═══ Supplied material
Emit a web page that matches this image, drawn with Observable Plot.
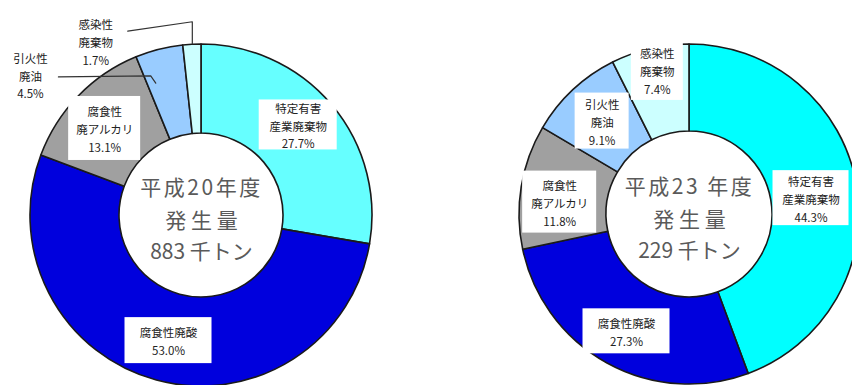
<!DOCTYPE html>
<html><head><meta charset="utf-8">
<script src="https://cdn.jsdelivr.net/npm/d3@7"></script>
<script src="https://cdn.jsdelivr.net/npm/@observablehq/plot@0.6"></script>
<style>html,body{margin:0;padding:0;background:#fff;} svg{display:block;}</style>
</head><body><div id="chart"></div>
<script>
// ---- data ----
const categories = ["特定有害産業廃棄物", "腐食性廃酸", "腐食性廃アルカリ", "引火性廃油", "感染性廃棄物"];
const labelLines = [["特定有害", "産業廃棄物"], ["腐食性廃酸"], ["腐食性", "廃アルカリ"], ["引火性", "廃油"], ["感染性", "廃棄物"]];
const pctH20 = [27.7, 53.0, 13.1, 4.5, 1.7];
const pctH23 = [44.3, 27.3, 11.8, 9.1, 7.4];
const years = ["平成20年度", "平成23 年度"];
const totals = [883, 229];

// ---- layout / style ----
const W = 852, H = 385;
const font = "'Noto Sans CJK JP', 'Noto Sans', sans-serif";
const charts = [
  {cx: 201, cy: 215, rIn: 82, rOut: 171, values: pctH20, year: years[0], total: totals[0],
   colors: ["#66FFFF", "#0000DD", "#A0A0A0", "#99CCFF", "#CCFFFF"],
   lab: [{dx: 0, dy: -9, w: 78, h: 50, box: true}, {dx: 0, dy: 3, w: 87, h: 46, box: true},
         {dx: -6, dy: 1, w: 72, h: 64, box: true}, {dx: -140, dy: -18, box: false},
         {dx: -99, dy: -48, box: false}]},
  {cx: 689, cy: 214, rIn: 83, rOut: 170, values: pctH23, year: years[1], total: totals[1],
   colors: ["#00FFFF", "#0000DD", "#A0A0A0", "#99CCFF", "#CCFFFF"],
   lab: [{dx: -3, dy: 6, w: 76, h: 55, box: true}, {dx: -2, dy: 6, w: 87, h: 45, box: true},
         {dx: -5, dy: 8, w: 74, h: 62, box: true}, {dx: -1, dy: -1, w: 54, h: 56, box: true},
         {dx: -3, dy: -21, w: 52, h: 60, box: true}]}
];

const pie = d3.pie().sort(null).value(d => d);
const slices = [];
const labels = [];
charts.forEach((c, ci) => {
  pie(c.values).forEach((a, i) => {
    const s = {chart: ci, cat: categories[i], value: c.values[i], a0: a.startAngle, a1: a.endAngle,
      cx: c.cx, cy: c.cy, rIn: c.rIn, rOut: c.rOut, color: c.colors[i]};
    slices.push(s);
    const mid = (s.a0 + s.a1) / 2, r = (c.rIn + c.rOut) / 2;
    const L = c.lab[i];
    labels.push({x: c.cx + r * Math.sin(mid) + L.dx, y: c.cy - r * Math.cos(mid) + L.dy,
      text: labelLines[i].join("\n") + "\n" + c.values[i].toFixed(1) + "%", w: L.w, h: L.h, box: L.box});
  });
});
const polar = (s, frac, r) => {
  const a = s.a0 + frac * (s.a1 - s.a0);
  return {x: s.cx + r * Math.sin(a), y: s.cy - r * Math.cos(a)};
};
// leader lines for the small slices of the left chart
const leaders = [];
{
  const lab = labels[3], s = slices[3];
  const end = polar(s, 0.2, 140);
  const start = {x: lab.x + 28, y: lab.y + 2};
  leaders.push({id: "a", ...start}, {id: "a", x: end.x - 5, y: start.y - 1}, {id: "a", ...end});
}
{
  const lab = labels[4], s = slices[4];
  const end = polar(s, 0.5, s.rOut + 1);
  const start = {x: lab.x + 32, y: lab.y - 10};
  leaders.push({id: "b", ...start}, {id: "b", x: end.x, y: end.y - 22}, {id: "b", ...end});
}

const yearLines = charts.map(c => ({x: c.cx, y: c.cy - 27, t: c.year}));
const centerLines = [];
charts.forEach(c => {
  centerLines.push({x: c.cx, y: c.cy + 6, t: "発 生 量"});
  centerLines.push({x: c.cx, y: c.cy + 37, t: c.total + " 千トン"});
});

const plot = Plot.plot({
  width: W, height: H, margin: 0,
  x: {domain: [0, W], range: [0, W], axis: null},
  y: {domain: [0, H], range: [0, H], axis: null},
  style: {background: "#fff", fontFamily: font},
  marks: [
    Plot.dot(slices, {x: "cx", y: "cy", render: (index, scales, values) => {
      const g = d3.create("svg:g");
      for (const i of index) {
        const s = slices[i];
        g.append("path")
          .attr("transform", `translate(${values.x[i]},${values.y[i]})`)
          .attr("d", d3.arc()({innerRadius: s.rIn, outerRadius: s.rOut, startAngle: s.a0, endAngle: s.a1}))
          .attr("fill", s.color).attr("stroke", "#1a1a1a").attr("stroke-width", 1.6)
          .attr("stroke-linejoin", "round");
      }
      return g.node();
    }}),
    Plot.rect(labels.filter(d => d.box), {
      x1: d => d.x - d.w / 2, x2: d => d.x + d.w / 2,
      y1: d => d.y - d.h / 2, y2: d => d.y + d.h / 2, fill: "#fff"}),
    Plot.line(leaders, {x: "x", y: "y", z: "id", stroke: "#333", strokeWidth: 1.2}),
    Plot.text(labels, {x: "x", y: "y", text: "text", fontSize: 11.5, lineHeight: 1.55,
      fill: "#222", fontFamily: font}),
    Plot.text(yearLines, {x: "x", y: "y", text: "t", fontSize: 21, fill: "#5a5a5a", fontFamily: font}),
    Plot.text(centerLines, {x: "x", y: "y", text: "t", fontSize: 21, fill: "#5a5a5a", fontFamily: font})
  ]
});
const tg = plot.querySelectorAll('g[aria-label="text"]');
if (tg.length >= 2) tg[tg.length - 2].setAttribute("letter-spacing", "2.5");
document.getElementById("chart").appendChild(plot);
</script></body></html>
══════
— Your task —
Write out each line of the listing above, exactly, from its first line to the line holding "const totals = [883, 229];", inclusive. Skip the pictures.

— Solution for this problem —
Emit a web page that matches this image, drawn with Observable Plot.
<!DOCTYPE html>
<html><head><meta charset="utf-8">
<script src="https://cdn.jsdelivr.net/npm/d3@7"></script>
<script src="https://cdn.jsdelivr.net/npm/@observablehq/plot@0.6"></script>
<style>html,body{margin:0;padding:0;background:#fff;} svg{display:block;}</style>
</head><body><div id="chart"></div>
<script>
// ---- data ----
const categories = ["特定有害産業廃棄物", "腐食性廃酸", "腐食性廃アルカリ", "引火性廃油", "感染性廃棄物"];
const labelLines = [["特定有害", "産業廃棄物"], ["腐食性廃酸"], ["腐食性", "廃アルカリ"], ["引火性", "廃油"], ["感染性", "廃棄物"]];
const pctH20 = [27.7, 53.0, 13.1, 4.5, 1.7];
const pctH23 = [44.3, 27.3, 11.8, 9.1, 7.4];
const years = ["平成20年度", "平成23 年度"];
const totals = [883, 229];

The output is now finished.